• _REQUEST_:
In the records below, find the line containing "Emit a Python" and the line containing "x=px(x), y=py(y))". Give again exactly those lines and every line between them, omitting the pictures.

--- GIVEN RECORDS ---

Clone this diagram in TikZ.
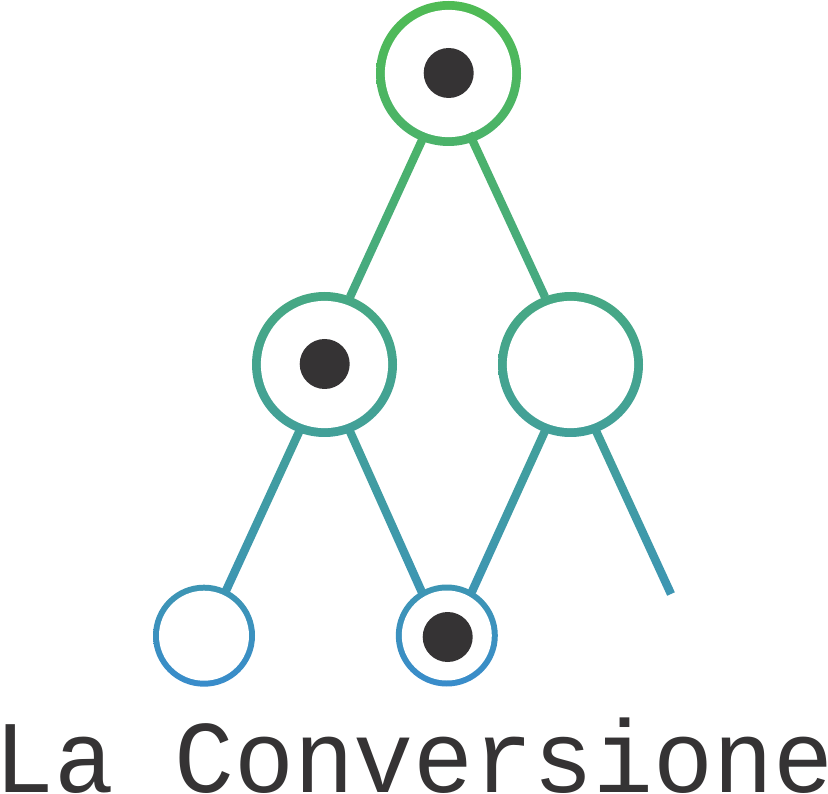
\documentclass[tikz,border=0pt]{standalone}
\usepackage{fontspec}
\newfontfamily\logofont{Liberation Mono}
\usetikzlibrary{calc}
\definecolor{gA}{RGB}{79,187,84}
\definecolor{gB}{RGB}{57,140,203}
\definecolor{ink}{RGB}{53,51,52}
\tikzset{
  x=1pt,y=-1pt,
  ring/.style={circle,inner sep=0pt,outer sep=0pt,minimum size=#1},
  hole/.style={path picture={\fill[white] (path picture bounding box.center) circle (#1);}},
  big/.style={ring=145pt,hole=63.6pt},
  small/.style={ring=102pt,hole=45pt},
  dot/.style={circle,fill=ink,inner sep=0pt,outer sep=0pt,minimum size=50pt},
  title/.style={inner sep=0pt,outer sep=0pt,anchor=base,text=ink,xscale=0.97,transform shape,
    font=\logofont\fontsize{103pt}{103pt}\selectfont}
}
% gradient stroke between two named points: the last two arguments are the percentages of gB at top and bottom
\newcommand{\conn}[4]{%
  \shade[top color=gB!#3!gA,bottom color=gB!#4!gA]
    ($(#1)!4.2pt!90:(#2)$) -- ($(#1)!4.2pt!-90:(#2)$) -- ($(#2)!4.2pt!90:(#1)$) -- ($(#2)!4.2pt!-90:(#1)$) -- cycle;}
\begin{document}
\begin{tikzpicture}
\useasboundingbox (0,0) rectangle (828,794);
\fill[white] (0,0) rectangle (828,794);
\node[big,top color=gB!0!gA,bottom color=gB!19!gA] (top) at (448.5,73.5) {};
\node[big,top color=gB!40!gA,bottom color=gB!58!gA] (ml) at (324.5,364.5) {};
\node[big,top color=gB!40!gA,bottom color=gB!58!gA] (mr) at (570.5,364.5) {};
\node[small,top color=gB!80!gA,bottom color=gB!100!gA] (bl) at (204,635.7) {};
\node[small,top color=gB!80!gA,bottom color=gB!100!gA] (bm) at (446.8,635.5) {};
\node[dot] (d1) at (448.7,73) {};
\node[dot] (d2) at (324.7,364) {};
\node[dot] (d3) at (447.7,637) {};
\coordinate (a1) at ($(top)+(-23.3,59.8)$);
\coordinate (a2) at ($(top)+(20.7,59.8)$);
\coordinate (a3) at ($(ml)+(25.5,-67.5)$);
\coordinate (a4) at ($(mr)+(-25.5,-67.5)$);
\coordinate (b1) at ($(ml)+(-22.5,61)$);
\coordinate (b2) at ($(ml)+(22.8,61)$);
\coordinate (b3) at ($(mr)+(-23,61)$);
\coordinate (b4) at ($(mr)+(23,61)$);
\coordinate (c1) at ($(bl)+(22,-45)$);
\coordinate (c2) at ($(bm)+(-25,-43.5)$);
\coordinate (c3) at ($(bm)+(25,-43.5)$);
\coordinate (free) at (671,594);
\conn{a1}{a3}{17}{40}
\conn{a2}{a4}{17}{40}
\conn{b1}{c1}{58}{80}
\conn{b2}{c2}{58}{80}
\conn{b3}{c3}{58}{80}
\conn{b4}{free}{58}{80}
\node[title] (label) at (414,792) {La Conversione};
\end{tikzpicture}
\end{document}
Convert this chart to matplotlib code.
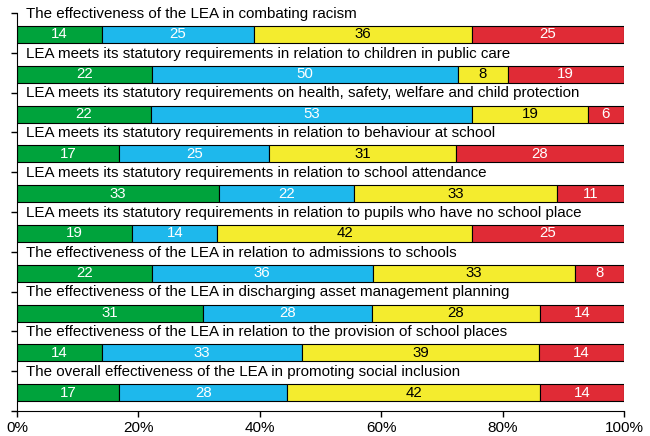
import numpy as np
import matplotlib.pyplot as plt

labels = [
    "The effectiveness of the LEA in combating racism",
    "LEA meets its statutory requirements in relation to children in public care",
    "LEA meets its statutory requirements on health, safety, welfare and child protection",
    "LEA meets its statutory requirements in relation to behaviour at school",
    "LEA meets its statutory requirements in relation to school attendance",
    "LEA meets its statutory requirements in relation to pupils who have no school place",
    "The effectiveness of the LEA in relation to admissions to schools",
    "The effectiveness of the LEA in discharging asset management planning",
    "The effectiveness of the LEA in relation to the provision of school places",
    "The overall effectiveness of the LEA in promoting social inclusion",
]
green = [14, 22, 22, 17, 33, 19, 22, 31, 14, 17]
blue = [25, 50, 53, 25, 22, 14, 36, 28, 33, 28]
yellow = [36, 8, 19, 31, 33, 42, 33, 28, 39, 42]
red = [25, 19, 6, 28, 11, 25, 8, 14, 14, 14]

series = [green, blue, yellow, red]
colors = ['#00a33c', '#1eb8ec', '#f4ec2e', '#e02b36']
text_colors = ['white', 'white', 'black', 'white']

plt.rcParams['font.family'] = ['Liberation Sans', 'DejaVu Sans']

fig = plt.figure(figsize=(6.5, 4.36), dpi=100)
ax = fig.add_axes([17 / 650, 1 - 411 / 436, 607 / 650, 398 / 436])

# each row is scaled to 100% (rounded shares do not always add up)
data = np.array(series, dtype=float)
pct = data / data.sum(axis=0) * 100
n = len(labels)
ypos = np.arange(n) + 0.54
left = np.zeros(n)
for k in range(len(series)):
    ax.barh(ypos, pct[k], left=left, height=0.43, color=colors[k],
            edgecolor='black', linewidth=0.8)
    for i in range(n):
        ax.text(left[i] + pct[k][i] / 2, ypos[i], str(series[k][i]),
                ha='center', va='center', fontsize=10.8, color=text_colors[k])
    left += pct[k]

for i, lab in enumerate(labels):
    ax.text(1.5, i + 0.02, lab, ha='left', va='center', fontsize=10.9, color='black')

ax.set_xlim(0, 100)
ax.set_ylim(n, 0)
ax.set_yticks(np.arange(n + 1))
ax.set_yticklabels([])
ax.set_xticks([0, 20, 40, 60, 80, 100])
ax.set_xticklabels(['0%', '20%', '40%', '60%', '80%', '100%'], fontsize=11)
ax.tick_params(axis='x', length=4, width=1, pad=3)
ax.tick_params(axis='y', length=4, width=1)
ax.spines['top'].set_visible(False)
ax.spines['right'].set_visible(False)

fig.savefig('out.png', dpi=100)
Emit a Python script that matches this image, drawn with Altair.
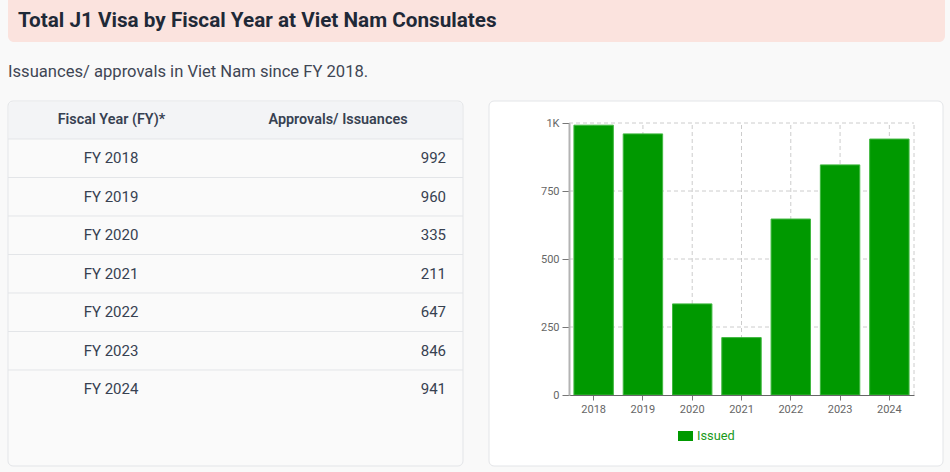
import altair as alt
import pandas as pd

# ---- data ----
years = ["2018", "2019", "2020", "2021", "2022", "2023", "2024"]
issued = [992, 960, 335, 211, 647, 846, 941]
fy_labels = ["FY " + y for y in years]
headers = ["Fiscal Year (FY)*", "Approvals/ Issuances"]
y_ticks = [0, 250, 500, 750, 1000]
series_name = "Issued"
title_text = "Total J1 Visa by Fiscal Year at Viet Nam Consulates"
subtitle_text = "Issuances/ approvals in Viet Nam since FY 2018."

df = pd.DataFrame({"year": years, "fy": fy_labels, "value": issued,
                   "series": [series_name] * len(years)})
ticks_df = pd.DataFrame({"tick": y_ticks[1:]})

# page layout: the bar chart's plot area is the view; everything else sits
# in the padding around it (coordinates below are page pixels)
OX, OY = 569, 123          # plot-area origin on the page
PW, PH = 345, 272          # plot-area size
PAGE_W, PAGE_H = 950, 472

FONT = "Roboto"
TXT = "#374151"
LINE = "#e3e5e8"
GRID = "#cccccc"
one = alt.Data(values=[{}])


def px(x):
    return alt.value(x - OX)


def py(y):
    return alt.value(y - OY)


def box(x, x2, y, y2, **kw):
    return alt.Chart(one).mark_rect(**kw).encode(
        x=px(x), x2=px(x2), y=py(y), y2=py(y2))


def label(text, x, y, **kw):
    return alt.Chart(one).mark_text(text=text, font=FONT, **kw).encode(
        x=px(x), y=py(y))


# ---- page decorations ----
banner = box(8, 945, -8, 42, fill="#fbe3de", cornerRadius=6)
title = label(title_text, 18, 21, fontSize=20.7, fontWeight="bold",
              color="#1f2937", align="left", baseline="middle")
subtitle = label(subtitle_text, 8, 72, fontSize=16.6, color="#3f4654",
                 align="left", baseline="middle")
table_panel = box(8, 463, 101, 466, fill="#fafafa", stroke=LINE,
                  strokeWidth=1, cornerRadius=5)
header_bg = box(9, 462, 102, 139, fill="#f3f4f6",
                cornerRadiusTopLeft=4, cornerRadiusTopRight=4)
chart_panel = box(489, 943, 101, 466, fill="#ffffff", stroke=LINE,
                  strokeWidth=1, cornerRadius=5)
head1 = label(headers[0], 111.5, 120, fontSize=14.4, fontWeight=600,
              color=TXT, align="center", baseline="middle")
head2 = label(headers[1], 338, 120, fontSize=14.4, fontWeight=600,
              color=TXT, align="center", baseline="middle")

# ---- table ----
row_scale = alt.Scale(type="band", domain=fy_labels,
                      range=[139 - OY, 408.5 - OY],
                      paddingInner=0, paddingOuter=0)
sep = alt.Chart(df).mark_rule(color=LINE, strokeWidth=1).encode(
    y=alt.Y("fy:N", scale=row_scale, axis=None, bandPosition=0),
    x=px(8), x2=px(463))
col1 = alt.Chart(df).mark_text(font=FONT, fontSize=15, color=TXT,
                               align="center", baseline="middle").encode(
    y=alt.Y("fy:N", scale=row_scale, axis=None, bandPosition=0.5),
    x=px(111), text="fy:N")
col2 = alt.Chart(df).mark_text(font=FONT, fontSize=15, color=TXT,
                               align="right", baseline="middle").encode(
    y=alt.Y("fy:N", scale=row_scale, axis=None, bandPosition=0.5),
    x=px(446), text=alt.Text("value:Q"))

# ---- bar chart ----
xs = alt.Scale(type="band", domain=years, paddingInner=0.2, paddingOuter=0.1)
ys = alt.Scale(domain=[0, 1000], nice=False, zero=True)
x_axis = alt.Axis(
    title=None, orient="bottom", labelFont=FONT,
    labelFontSize=11, labelColor="#666666", labelAngle=0,
    tickColor="#777777", tickSize=5, domainColor="#666666",
    labelPadding=3, grid=False, zindex=1)

vgrid = alt.Chart(df).mark_rule(color=GRID, strokeDash=[4, 3], strokeWidth=1).encode(
    x=alt.X("year:O", scale=xs, axis=x_axis, bandPosition=0.5),
    y=alt.YDatum(0, scale=ys, axis=None),
    y2=alt.Y2Datum(1000))
edge = alt.Chart(one).mark_rule(color=GRID, strokeDash=[4, 3], strokeWidth=1).encode(
    x=alt.value(PW),
    y=alt.YDatum(0, scale=ys, axis=None),
    y2=alt.Y2Datum(1000))
hgrid = alt.Chart(ticks_df).mark_rule(color=GRID, strokeDash=[4, 3], strokeWidth=1).encode(
    y=alt.Y("tick:Q", scale=ys, axis=None),
    x=alt.value(0), x2=alt.value(PW))

bars = alt.Chart(df).mark_bar(stroke="#40b840", strokeWidth=1).encode(
    x=alt.X("year:O", scale=xs, axis=x_axis),
    y=alt.Y("value:Q", scale=ys, axis=alt.Axis(
        title=None, orient="left", values=y_ticks,
        labelExpr="datum.value >= 1000 ? '1K' : datum.label",
        grid=False, domainColor="#b3b3b3",
        domainWidth=2, tickColor="#777777", tickSize=7, labelFont=FONT,
        labelFontSize=11, labelColor="#666666", labelPadding=3, zindex=1)),
    color=alt.Color("series:N",
                    scale=alt.Scale(domain=[series_name], range=["#009900"]),
                    legend=alt.Legend(
                        title=None, orient="none",
                        legendX=678 - OX, legendY=428.5 - OY,
                        padding=0, symbolType="M-1,-0.667H1V0.667H-1Z",
                        symbolSize=225, symbolStrokeWidth=0, labelFont=FONT,
                        labelFontSize=12.8, labelColor="#1a9a1a",
                        labelOffset=4, zindex=1)))

chart = alt.layer(
    banner, title, subtitle, table_panel, header_bg, chart_panel,
    head1, head2, sep, col1, col2, vgrid, edge, hgrid, bars
).resolve_scale(
    y="independent"
).properties(
    width=PW, height=PH,
    padding={"left": OX, "top": OY,
             "right": PAGE_W - OX - PW, "bottom": PAGE_H - OY - PH},
    autosize=alt.AutoSizeParams(type="none"),
    background="#f9f9f9"
).configure_view(stroke=None)

chart.save("out.html", embed_options={"renderer": "svg", "actions": False})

---

• _ANSWER FOR THIS EXERCISE_:
Emit a Python script that matches this image, drawn with Altair.
import altair as alt
import pandas as pd

# ---- data ----
years = ["2018", "2019", "2020", "2021", "2022", "2023", "2024"]
issued = [992, 960, 335, 211, 647, 846, 941]
fy_labels = ["FY " + y for y in years]
headers = ["Fiscal Year (FY)*", "Approvals/ Issuances"]
y_ticks = [0, 250, 500, 750, 1000]
series_name = "Issued"
title_text = "Total J1 Visa by Fiscal Year at Viet Nam Consulates"
subtitle_text = "Issuances/ approvals in Viet Nam since FY 2018."

df = pd.DataFrame({"year": years, "fy": fy_labels, "value": issued,
                   "series": [series_name] * len(years)})
ticks_df = pd.DataFrame({"tick": y_ticks[1:]})

# page layout: the bar chart's plot area is the view; everything else sits
# in the padding around it (coordinates below are page pixels)
OX, OY = 569, 123          # plot-area origin on the page
PW, PH = 345, 272          # plot-area size
PAGE_W, PAGE_H = 950, 472

FONT = "Roboto"
TXT = "#374151"
LINE = "#e3e5e8"
GRID = "#cccccc"
one = alt.Data(values=[{}])


def px(x):
    return alt.value(x - OX)


def py(y):
    return alt.value(y - OY)


def box(x, x2, y, y2, **kw):
    return alt.Chart(one).mark_rect(**kw).encode(
        x=px(x), x2=px(x2), y=py(y), y2=py(y2))


def label(text, x, y, **kw):
    return alt.Chart(one).mark_text(text=text, font=FONT, **kw).encode(
        x=px(x), y=py(y))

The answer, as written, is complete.